My dad may have left me without a college tuition, but he did leave me his work ethic, which is something all the money in the world could never buy.
When I started getting my work “out there” I had no idea how many people would be watching me. Young girls comment on my posts, things like “I wish I could be like you,” or “ You’re so lucky.” It’s easy to see what I do as some kind of magical fairytale, but the truth is that social media never shows the world the whole picture.
Those girls see the photos of me in my sparkling dresses and picture perfect adventures. What they don’t see is the way I spring out of bed at 5:00 a.m. to meet the day sprinting, my back hunched over a sewing machine for 16 hours straight, the five to seven hours of homework I have when I get home from college classes, or the Friday nights spent alone in my studio sewing beads into garments until my fingers are too bloody to keep going.

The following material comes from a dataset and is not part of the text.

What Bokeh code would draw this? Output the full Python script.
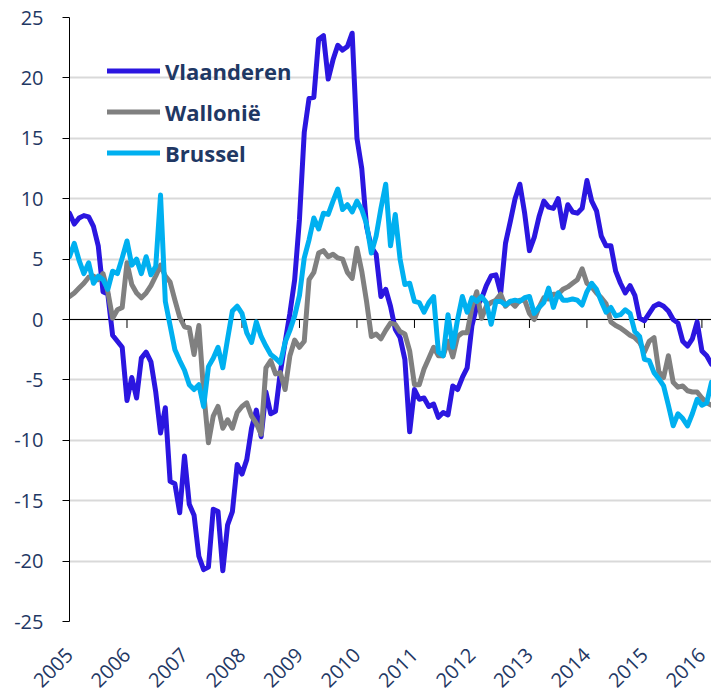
import pandas as pd
from bokeh.plotting import figure
from bokeh.models import Range1d, Legend, LegendItem, Span, FixedTicker
from bokeh.embed import file_html
from bokeh.resources import INLINE

# ---- data (monthly, Jan 2005 .. Mar 2016) ----
vlaanderen = [
    8.8, 7.9, 8.4, 8.6, 8.5, 7.7, 6.1, 2.3, 2.1, -1.3, -1.8, -2.3,
    -6.7, -4.8, -6.5, -3.2, -2.7, -3.5, -6.0, -9.4, -7.3, -13.4, -13.6, -16.0,
    -11.3, -15.3, -16.2, -19.6, -20.7, -20.5, -15.7, -15.9, -20.8, -17.0, -15.9, -12.0,
    -12.8, -11.6, -9.0, -7.5, -9.7, -6.0, -7.8, -7.6, -4.4, -1.9, 0.5, 3.3,
    8.3, 15.5, 18.3, 18.4, 23.2, 23.5, 19.9, 21.5, 22.7, 22.3, 22.6, 23.7,
    15.0, 12.5, 7.7, 6.0, 5.4, 1.9, 2.5, 1.1, -0.8, -1.5, -3.3, -9.3,
    -5.8, -6.6, -6.5, -7.2, -7.0, -8.1, -7.7, -7.9, -5.5, -5.8, -4.8, -4.0,
    -0.5, 1.1, 1.7, 2.8, 3.6, 3.7, 2.2, 6.3, 8.1, 10.0, 11.2, 8.8,
    5.7, 6.8, 8.5, 9.8, 9.3, 9.2, 10.0, 7.6, 9.5, 8.9, 8.8, 9.2,
    11.5, 9.8, 9.0, 6.9, 6.1, 6.1, 4.0, 3.0, 2.2, 2.8, 2.0, 0.1,
    -0.1, 0.5, 1.1, 1.3, 1.1, 0.7, 0.0, -0.3, -1.8, -2.2, -1.6, -0.2,
    -2.6, -3.0, -3.7,
]
wallonie = [
    1.9, 2.2, 2.6, 3.0, 3.5, 3.6, 3.3, 3.8, 2.3, 0.1, 0.8, 1.0,
    4.7, 2.9, 2.2, 1.8, 2.2, 2.8, 3.6, 4.5, 3.6, 3.1, 1.6, 0.2,
    -0.6, -0.7, -2.9, -0.5, -6.0, -10.2, -8.0, -7.2, -9.0, -8.3, -9.0, -7.7,
    -7.2, -6.9, -8.0, -8.6, -9.5, -4.0, -3.4, -4.5, -4.4, -5.8, -3.0, -1.7,
    -2.3, -1.8, 3.3, 3.9, 5.5, 5.7, 5.2, 5.4, 5.1, 5.0, 3.9, 3.4,
    5.9, 4.0, 1.5, -1.4, -1.2, -1.6, -0.9, -0.3, -0.4, -1.0, -1.2, -2.6,
    -5.4, -5.4, -4.1, -3.2, -2.3, -3.0, -3.0, -1.8, -3.1, -1.4, -1.1, -1.1,
    1.0, 2.3, 0.1, 1.1, 1.4, 1.6, 2.1, 1.1, 1.5, 1.1, 1.6, 1.6,
    0.5, 0.0, 1.0, 1.8, 1.7, 2.1, 2.1, 2.5, 2.7, 3.0, 3.3, 4.2,
    3.0, 2.7, 2.2, 1.8, 1.3, -0.2, -0.5, -0.7, -1.0, -1.3, -1.5, -1.9,
    -2.7, -1.8, -1.5, -4.3, -4.8, -3.0, -5.2, -5.6, -5.5, -5.9, -6.0, -6.0,
    -6.5, -6.9, -7.1,
]
brussel = [
    5.2, 6.3, 4.9, 3.8, 4.7, 3.0, 3.6, 3.3, 2.5, 4.0, 3.8, 5.1,
    6.5, 4.5, 5.0, 3.8, 5.2, 3.7, 4.4, 10.3, 1.5, -0.5, -2.5, -3.4,
    -4.2, -5.4, -5.8, -5.4, -7.2, -3.9, -3.2, -2.3, -4.0, -1.6, 0.7, 1.1,
    0.5, -1.1, -1.9, -0.2, -1.4, -2.2, -2.9, -3.2, -3.6, -1.9, -0.9, 0.3,
    2.0, 5.1, 6.6, 8.4, 7.5, 8.8, 8.7, 9.8, 10.8, 9.1, 9.5, 8.9,
    9.8, 9.1, 7.9, 5.5, 6.9, 9.2, 11.2, 6.1, 8.7, 5.0, 2.9, 3.0,
    1.5, 1.4, 0.6, 1.4, 1.9, -2.7, -3.0, 0.4, -2.3, 0.0, 1.9, 0.6,
    1.8, 1.5, 1.9, 1.4, -0.4, 1.5, 1.5, 1.2, 1.5, 1.6, 1.5, 1.8,
    1.9, 0.5, 1.0, 1.4, 2.6, 1.0, 2.2, 1.6, 1.6, 1.7, 1.6, 1.2,
    2.3, 3.0, 2.5, 1.5, 0.6, 1.0, 0.3, 0.4, 0.8, 0.5, -1.0, -1.4,
    -3.3, -3.4, -4.4, -4.9, -5.5, -7.1, -8.8, -7.8, -8.2, -8.8, -7.8, -6.6,
    -7.1, -6.9, -5.2,
]
series_names = ["Vlaanderen", "Wallonië", "Brussel"]
series_colors = ["#2B16E0", "#808080", "#00B0F0"]
year_ticks = list(range(2005, 2017))
year_labels = [str(y) for y in year_ticks]
y_ticks = list(range(-25, 30, 5))
y_labels = [str(v) for v in y_ticks]

dates = pd.date_range("2005-01-01", periods=len(vlaanderen), freq="MS")
t = (dates.year + (dates.month - 1) / 12.0).tolist()

navy = "#1F3864"
font = "Open Sans"

p = figure(width=711, height=696, output_backend="svg", toolbar_location=None,
           x_range=Range1d(2005, t[-1]), y_range=Range1d(-25, 25),
           min_border_left=69, min_border_right=0, min_border_top=17,
           min_border_bottom=73)
p.outline_line_color = None
p.background_fill_color = "white"

# grid
p.xgrid.grid_line_color = None
p.ygrid.ticker = FixedTicker(ticks=y_ticks)
p.ygrid.grid_line_color = "#D9D9D9"
p.ygrid.grid_line_width = 2

# y axis
p.yaxis.ticker = FixedTicker(ticks=y_ticks)
p.yaxis.major_label_overrides = dict(zip(y_ticks, y_labels))
p.yaxis.axis_line_color = "black"
p.yaxis.major_tick_line_color = "black"
p.yaxis.major_tick_in = 0
p.yaxis.major_tick_out = 7
p.yaxis.minor_tick_line_color = None
p.yaxis.major_label_standoff = 19
p.yaxis.major_label_text_font = font
p.yaxis.major_label_text_font_size = "20px"
p.yaxis.major_label_text_color = navy

# x axis labels at the bottom
p.xaxis.ticker = FixedTicker(ticks=year_ticks)
p.xaxis.major_label_overrides = dict(zip(year_ticks, year_labels))
p.xaxis.axis_line_color = None
p.xaxis.major_tick_line_color = None
p.xaxis.minor_tick_line_color = None
p.xaxis.major_label_orientation = 0.785398
p.xaxis.major_label_standoff = 24
p.xaxis.major_label_text_font = font
p.xaxis.major_label_text_font_size = "20px"
p.xaxis.major_label_text_color = navy

zero = Span(location=0, dimension="width", line_color="black", line_width=1, level="underlay")
p.add_layout(zero)
p.segment(x0=year_ticks, y0=[0] * len(year_ticks), x1=year_ticks, y1=[-0.7] * len(year_ticks),
          line_color="black", line_width=1)

renderers = []
for name, vals, col in zip(series_names, [vlaanderen, wallonie, brussel], series_colors):
    r = p.line(t, vals, line_color=col, line_width=5, line_join="round", line_cap="round")
    renderers.append((name, r))

legend = Legend(items=[LegendItem(label=n, renderers=[r]) for n, r in renderers],
                location=(38, 448), orientation="vertical",
                label_text_font=font, label_text_font_size="22px",
                label_text_font_style="bold", label_text_color=navy,
                glyph_width=53, glyph_height=41, label_height=41,
                spacing=0, padding=0, margin=0, label_standoff=5,
                border_line_alpha=0, background_fill_alpha=0)
p.add_layout(legend)

open("out.html", "w").write(file_html(p, INLINE))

They don’t see the never-ending mass of phone calls and emails demanding my attention or the tears of frustration that surface when my trial-and-error method of learning my trade gets the best of me.
They see my beautiful home, but are unaware of the nine moves it took to get there —the uninsulated, rat-infested homestead my family lived in for the first part of my childhood, where winters could get as cold as 30-40 degrees below zero, or the basement my mom and I shared under a restaurant built in 1928 (the basement used to serve as a speakeasy), where I woke to two inches of water some mornings.

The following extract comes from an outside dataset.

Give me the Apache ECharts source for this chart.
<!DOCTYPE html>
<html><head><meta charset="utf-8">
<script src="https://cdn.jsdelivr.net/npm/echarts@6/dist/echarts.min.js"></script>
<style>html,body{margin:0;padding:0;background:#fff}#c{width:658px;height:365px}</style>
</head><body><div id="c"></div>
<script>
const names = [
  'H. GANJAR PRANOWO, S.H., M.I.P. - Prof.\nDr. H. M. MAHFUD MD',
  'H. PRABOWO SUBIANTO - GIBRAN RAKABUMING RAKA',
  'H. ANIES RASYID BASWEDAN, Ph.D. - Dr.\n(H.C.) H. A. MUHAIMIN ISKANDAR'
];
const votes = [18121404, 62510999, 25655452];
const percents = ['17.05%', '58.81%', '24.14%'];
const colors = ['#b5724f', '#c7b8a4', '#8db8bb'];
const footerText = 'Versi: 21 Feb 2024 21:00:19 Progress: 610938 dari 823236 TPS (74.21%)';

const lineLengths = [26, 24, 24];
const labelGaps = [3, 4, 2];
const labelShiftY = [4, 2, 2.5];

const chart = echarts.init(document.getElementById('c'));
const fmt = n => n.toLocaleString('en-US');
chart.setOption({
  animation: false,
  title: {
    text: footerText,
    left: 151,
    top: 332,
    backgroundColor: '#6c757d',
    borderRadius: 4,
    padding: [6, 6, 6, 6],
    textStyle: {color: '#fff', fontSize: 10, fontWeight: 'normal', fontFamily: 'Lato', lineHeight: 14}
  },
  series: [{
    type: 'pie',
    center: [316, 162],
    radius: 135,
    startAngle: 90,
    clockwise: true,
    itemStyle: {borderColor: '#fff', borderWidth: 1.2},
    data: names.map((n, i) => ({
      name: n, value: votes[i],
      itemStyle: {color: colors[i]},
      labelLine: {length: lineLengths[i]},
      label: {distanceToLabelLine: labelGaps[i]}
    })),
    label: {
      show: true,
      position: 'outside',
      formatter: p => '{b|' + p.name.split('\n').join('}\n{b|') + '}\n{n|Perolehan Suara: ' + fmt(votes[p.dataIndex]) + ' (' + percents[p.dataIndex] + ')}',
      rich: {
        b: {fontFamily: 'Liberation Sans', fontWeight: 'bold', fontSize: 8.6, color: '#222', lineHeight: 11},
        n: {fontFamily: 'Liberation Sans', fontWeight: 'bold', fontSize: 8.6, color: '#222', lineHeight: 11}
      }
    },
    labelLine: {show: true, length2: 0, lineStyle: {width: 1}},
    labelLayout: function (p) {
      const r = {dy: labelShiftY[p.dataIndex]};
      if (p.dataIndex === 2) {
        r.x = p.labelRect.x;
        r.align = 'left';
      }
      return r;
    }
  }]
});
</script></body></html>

That being said, I do know I have been given so much, and I am truly grateful. I have a beautiful family that would do anything for me, and a home that is safe and warm. I have been so blessed. I don’t mention any of the above to complain, but rather in an attempt to balance out the social media illusion that everything is rainbows and roses all of the time.
I really am happy.
I do leap out of bed running each day, but it’s my excitement that wakes me. I can’t wait to see what the day has in store for me, and though my friends spend their Friday nights out at the movies or in crowded bowling allies, its those nights alone in my studio where I feel most alive.
It is when I am lost in my work, creating, building something with my own two hands that I know who I am.
Living in difficult circumstances and working for what I have has taught me to appreciate everything that God has blessed me with. Losing my father taught me to be grateful for the 10 years that he did treasure me, which is so much more than many girls have.
It hasn’t been an easy ride, and I’ll be the first to say that I have had no lack of help. My mom was always there to clear my muddled mind when I became too overwhelmed, and both of my grandmothers have been my biggest fans, encouraging me in so many ways.
My friend Ronda Thornburg spent several days working with me in my studio, helping me reach unmerciful deadlines, and my Home Economics teacher, Brenda Broadbent has sewn in more zippers (my least favorite job) than I can count. Not to mention the fact that Ronda was there for two of my three Canada trips, and Brenda has been in the front row of every fashion show I have ever participated in.
My neighbor, Michele Ruby, flew with me to New York to introduce me to people in the fashion world whom I never could have met on my own. Other neighbors have left wood in our shed and produce and eggs on our doorstep without ever saying a word. People are so kind to us.
I have been so greatly stretched by the people I have met along the way. From homeless bikers in the Central Oregon desert, to fashion mavens in New York City, I have met some extraordinary people.
2015 has come and gone, but sixteen has been pretty darn sweet, and it’s only half over. Tomorrow I may wake up and decide that I’m never going to sew another stitch in my life. And that would be ok. I have no idea what God has planned for my life—most 16-year-olds don’t— but I do know that He will continue to guide me and walk with me.
Whether I end up making dresses in New York City, teaching sewing to young girls in Cambodia, or just making my daughters really cool princess dresses to play in on a farm somewhere, as long as I remember that I am lacking nothing as a daughter of Christ I will always be content.